Founded in 1917 to be a voice of and for the Jewish people at a time when news of what was happening to the Jews of Europe and Russia was hard to come by, JTA has been a primary source of English-language Jewish news on everything from Hitler’s rise — the first JTA report about Hitler was printed on Jan. 30, 1923 — to the struggle to free Soviet Jewry, the founding of Israel and the long arc of 20th-century American Jewish history.
“This archive is a testament to journalists dedicated to chronicling the story of the Jewish people, through triumph and travail, throughout the world,” said Ami Eden, JTA’s editor in chief and CEO. “It is a testament to journalists devoted to the idea that there is a narrative connecting Jews in the United States, Israel and around the world, whether rich or poor, oppressed or thriving, religious or secular, hawkish or dovish.”
JTA remains a leading source for news of Jewish interest and concern, providing content to about 80 newspapers and publications around the world, including this one. JTA also publishes a daily e-mail news bulletin called the JTA Daily Briefing, and all of the agency’s material is available online at JTA.org.
“For anybody who wants to see how Jewish history has meaning and implications for us today, we need the JTA historical archive,” said Steven M. Cohen, director of the Berman Jewish Policy Archive at New York University’s Wagner School of Public Service. “It opens up a whole world of the past.”
In the 1940s, when the Nazi gas chambers were running strong and news of the genocide of the Jews was buried in papers like The New York Times, JTA was transmitting a ceaseless stream of news from the front that painted a detailed picture of the emerging Holocaust. Decades later, historians would turn to these dispatches as evidence that news of what was happening to Europe’s Jews indeed was available in real time — and widely ignored.
“There was and still is a lot of conventional wisdom that Americans didn’t know about the Holocaust while it was happening,” said journalism professor Laurel Leff of Northeastern University. “With this archive, people can go and they can actually look at the bulletins that JTA sent out during this period and see that much of the information was in fact available.”
It was perhaps poetic justice that the painstaking labor of digitizing the files — converting yellowing news clips and fading microfiche slides into digital files by typing them up — was outsourced to young Cambodians, members of a society that is still emerging from the genocidal history of the Khmer Rouge. The work was overseen by Digital Divide Data, a nonprofit organization that provides jobs to disadvantaged youths in Southeast Asia.
The initial planning and digitization was funded by the Gottesman Fund, George S. Blumenthal, the Grace and Scott Offen Charitable Fund, and Robert Bildner and Elisa Spungen Bildner in honor of her mother, Norma Spungen. Steven Spielberg’s Righteous Persons Foundation and The Charles H. Revson Foundation paid for the development of the actual website, which can be accessed at archive.jta.org.
JTA, a nonprofit organization, is reaching out to other foundations and philanthropists to cover remaining start-up costs and create programs to enhance the archive’s effectiveness as an educational tool for younger users.
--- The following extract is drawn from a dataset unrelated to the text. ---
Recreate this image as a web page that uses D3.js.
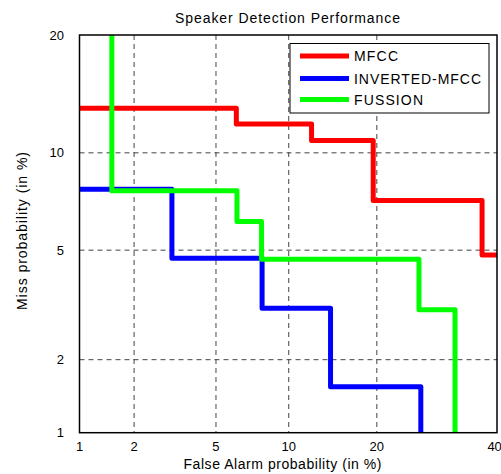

In addition, JTA hopes reader donations will help cover the ongoing maintenance of the archive.
The archive itself is a stockpile of stories, significant and insignificant, chronicling major milestones and figures in Jewish history, as well as forgotten episodes and personalities.
The archive’s more than 900 articles on the Ku Klux Klan tell the story of the racist group’s anti-Semitism. A 1928 article tells the story of a blood libel in upstate New York. In August 1929, JTA informed U.S. readers of the massacre of Jews in Hebron.
A 1933 dispatch details a Purim parade in Tel Aviv that included some 10,000 Arabs. A 1965 article informs that black marchers in the American South donned yarmulkes as “freedom caps” in deference to the rabbis who marched with them.
Following the recent passing of Elizabeth Taylor, bloggers and reporters around the Internet cited a 1977 dispatch reporting that an Israeli official said the Hollywood starlet offered herself up in exchange for the Israeli hostages being held in Entebbe.
The archive covers everything from the construction of a dolphinarium in Tel Aviv to American Jewish women organizing boycotts of Nazi products. When the Jewish state was founded in May 1948, JTA printed Israel’s declaration of independence in its entirety.
Researchers say the archive will provide new insight into the ongoing evolution of American Jewish life, including the role of women, intermarriage and the history of Judaism in the United States. JTA’s dispatches also chronicled U.S. Jewish activism on several major issues, including civil rights and Soviet Jewry.
With the material now so easily accessible — not just to scholars in libraries but to students, journalists and casual Jewish and non-Jewish readers around the world — the archive has the potential to inaugurate a new era in understanding of American Jewish history, Sarna said.
“Until now, JTA has been the global news service of the Jewish people,” he said. “Now it is the educational resource for the Jewish people.”